» **Data for processing**:
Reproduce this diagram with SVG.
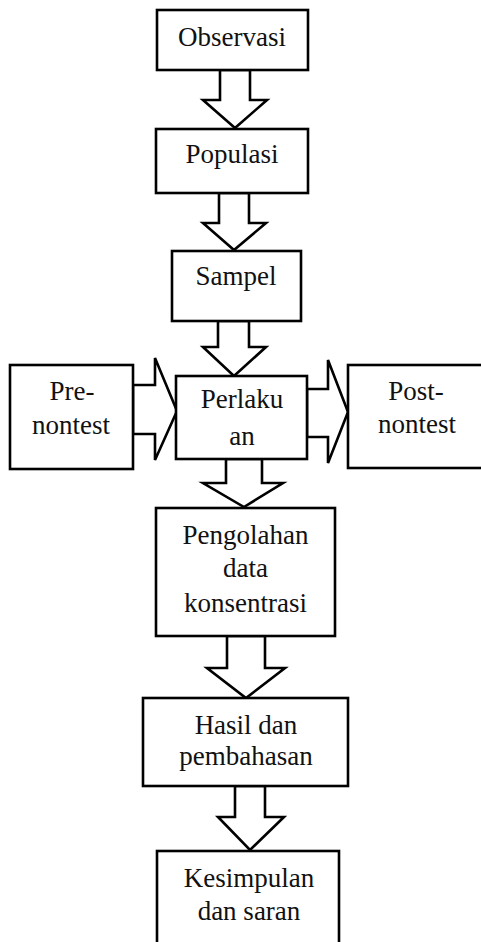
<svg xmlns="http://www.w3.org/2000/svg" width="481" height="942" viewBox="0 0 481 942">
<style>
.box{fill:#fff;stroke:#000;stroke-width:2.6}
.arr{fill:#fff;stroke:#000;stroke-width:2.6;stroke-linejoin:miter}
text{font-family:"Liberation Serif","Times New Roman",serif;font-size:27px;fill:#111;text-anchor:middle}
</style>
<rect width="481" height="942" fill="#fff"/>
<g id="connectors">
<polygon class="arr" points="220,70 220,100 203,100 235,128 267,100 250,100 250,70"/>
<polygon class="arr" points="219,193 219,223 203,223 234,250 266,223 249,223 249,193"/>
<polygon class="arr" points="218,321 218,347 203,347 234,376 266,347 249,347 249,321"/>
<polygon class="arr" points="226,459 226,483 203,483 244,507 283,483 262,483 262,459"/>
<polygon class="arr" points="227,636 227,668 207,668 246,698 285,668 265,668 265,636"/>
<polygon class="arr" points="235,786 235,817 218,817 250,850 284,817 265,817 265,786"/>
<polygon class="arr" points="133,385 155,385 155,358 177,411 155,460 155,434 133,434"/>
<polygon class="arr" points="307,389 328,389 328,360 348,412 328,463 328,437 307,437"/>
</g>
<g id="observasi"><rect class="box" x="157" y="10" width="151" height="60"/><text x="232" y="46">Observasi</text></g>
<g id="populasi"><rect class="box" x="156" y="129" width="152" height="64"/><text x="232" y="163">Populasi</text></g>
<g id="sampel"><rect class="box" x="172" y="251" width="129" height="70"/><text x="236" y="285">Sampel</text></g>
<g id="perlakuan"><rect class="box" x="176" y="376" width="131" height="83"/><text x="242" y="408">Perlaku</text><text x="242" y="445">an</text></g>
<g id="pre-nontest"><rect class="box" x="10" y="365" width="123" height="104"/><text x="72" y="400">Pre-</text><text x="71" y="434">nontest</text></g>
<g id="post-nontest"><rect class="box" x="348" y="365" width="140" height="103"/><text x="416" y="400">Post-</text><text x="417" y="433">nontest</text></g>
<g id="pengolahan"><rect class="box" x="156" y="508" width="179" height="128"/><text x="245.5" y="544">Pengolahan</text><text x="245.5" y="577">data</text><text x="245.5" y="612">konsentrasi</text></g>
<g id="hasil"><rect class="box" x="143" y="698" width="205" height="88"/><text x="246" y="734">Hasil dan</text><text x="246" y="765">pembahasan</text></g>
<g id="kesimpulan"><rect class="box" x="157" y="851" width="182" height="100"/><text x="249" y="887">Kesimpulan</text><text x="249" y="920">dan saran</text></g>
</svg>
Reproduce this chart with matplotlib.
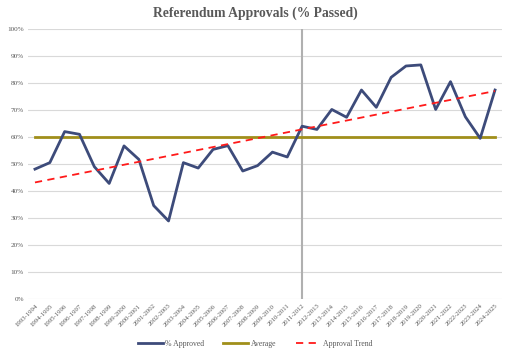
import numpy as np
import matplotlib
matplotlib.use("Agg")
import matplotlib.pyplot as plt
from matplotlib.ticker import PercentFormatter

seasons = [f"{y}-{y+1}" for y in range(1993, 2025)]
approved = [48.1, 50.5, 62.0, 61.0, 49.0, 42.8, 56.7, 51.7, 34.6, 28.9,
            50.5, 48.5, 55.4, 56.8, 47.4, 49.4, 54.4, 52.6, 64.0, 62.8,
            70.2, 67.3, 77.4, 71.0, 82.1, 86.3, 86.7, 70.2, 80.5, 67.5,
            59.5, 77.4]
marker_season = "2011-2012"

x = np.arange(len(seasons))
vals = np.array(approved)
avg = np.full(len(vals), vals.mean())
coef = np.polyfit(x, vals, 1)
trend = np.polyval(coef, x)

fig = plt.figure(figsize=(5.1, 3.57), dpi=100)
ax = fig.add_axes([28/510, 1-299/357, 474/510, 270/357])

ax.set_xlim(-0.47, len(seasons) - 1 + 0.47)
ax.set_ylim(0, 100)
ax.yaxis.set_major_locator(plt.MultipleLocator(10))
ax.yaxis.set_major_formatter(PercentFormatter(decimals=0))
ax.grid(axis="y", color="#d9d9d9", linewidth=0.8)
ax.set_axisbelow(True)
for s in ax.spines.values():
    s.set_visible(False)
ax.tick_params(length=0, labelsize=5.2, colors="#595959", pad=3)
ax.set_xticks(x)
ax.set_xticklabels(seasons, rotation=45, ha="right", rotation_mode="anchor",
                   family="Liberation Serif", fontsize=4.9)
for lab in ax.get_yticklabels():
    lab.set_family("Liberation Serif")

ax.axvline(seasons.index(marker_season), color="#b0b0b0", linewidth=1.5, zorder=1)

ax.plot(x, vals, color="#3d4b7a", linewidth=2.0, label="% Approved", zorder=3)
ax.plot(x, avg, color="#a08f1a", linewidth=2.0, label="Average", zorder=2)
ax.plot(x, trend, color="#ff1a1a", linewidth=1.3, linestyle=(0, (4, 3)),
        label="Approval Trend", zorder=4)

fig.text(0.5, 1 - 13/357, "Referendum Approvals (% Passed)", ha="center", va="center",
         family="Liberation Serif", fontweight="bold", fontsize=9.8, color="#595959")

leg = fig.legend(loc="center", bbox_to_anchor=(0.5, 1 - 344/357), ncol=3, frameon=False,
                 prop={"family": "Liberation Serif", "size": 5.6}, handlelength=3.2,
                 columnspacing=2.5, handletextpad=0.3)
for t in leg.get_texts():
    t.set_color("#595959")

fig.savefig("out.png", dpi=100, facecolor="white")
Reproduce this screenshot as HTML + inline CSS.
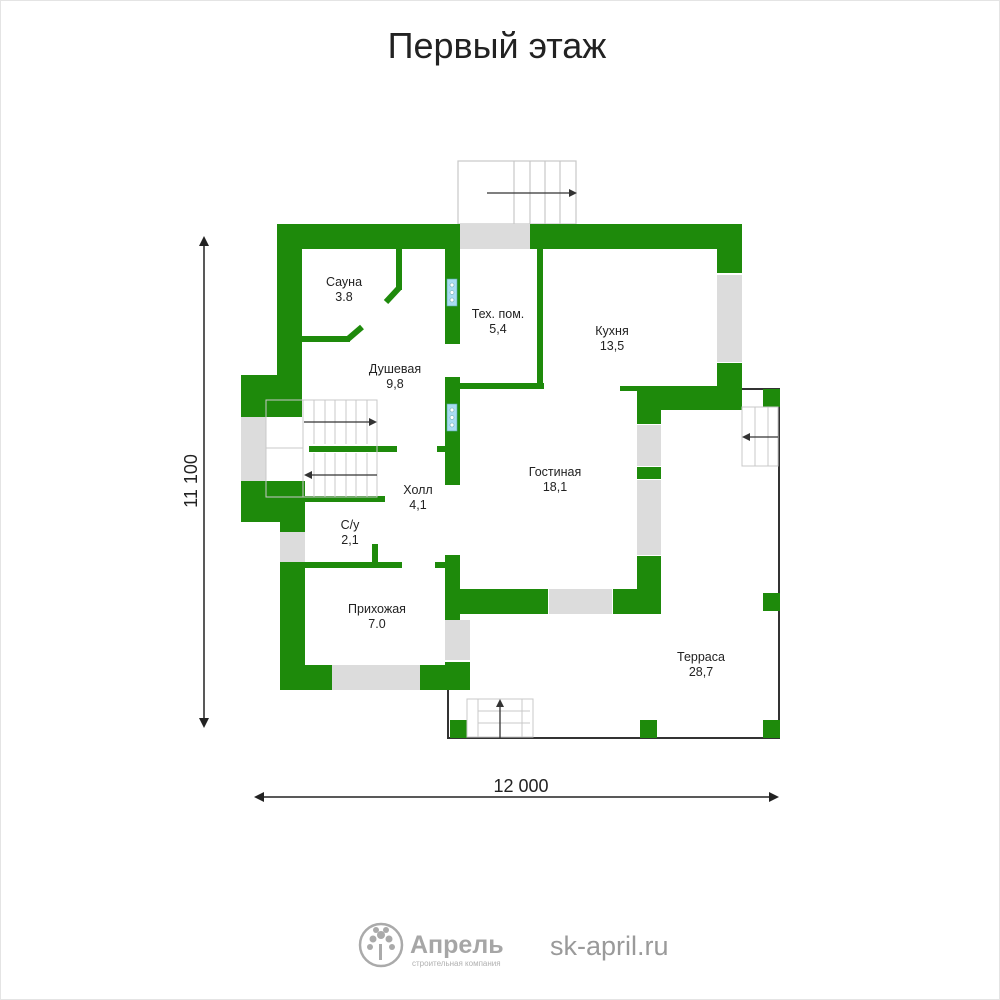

» **What this task involves**: Return each full line of the entries that contains the word "matplotlib".

» **Exercise answer**:
Reproduce this chart with matplotlib.
import matplotlib
matplotlib.use("Agg")
import matplotlib.pyplot as plt
from matplotlib.ticker import PercentFormatter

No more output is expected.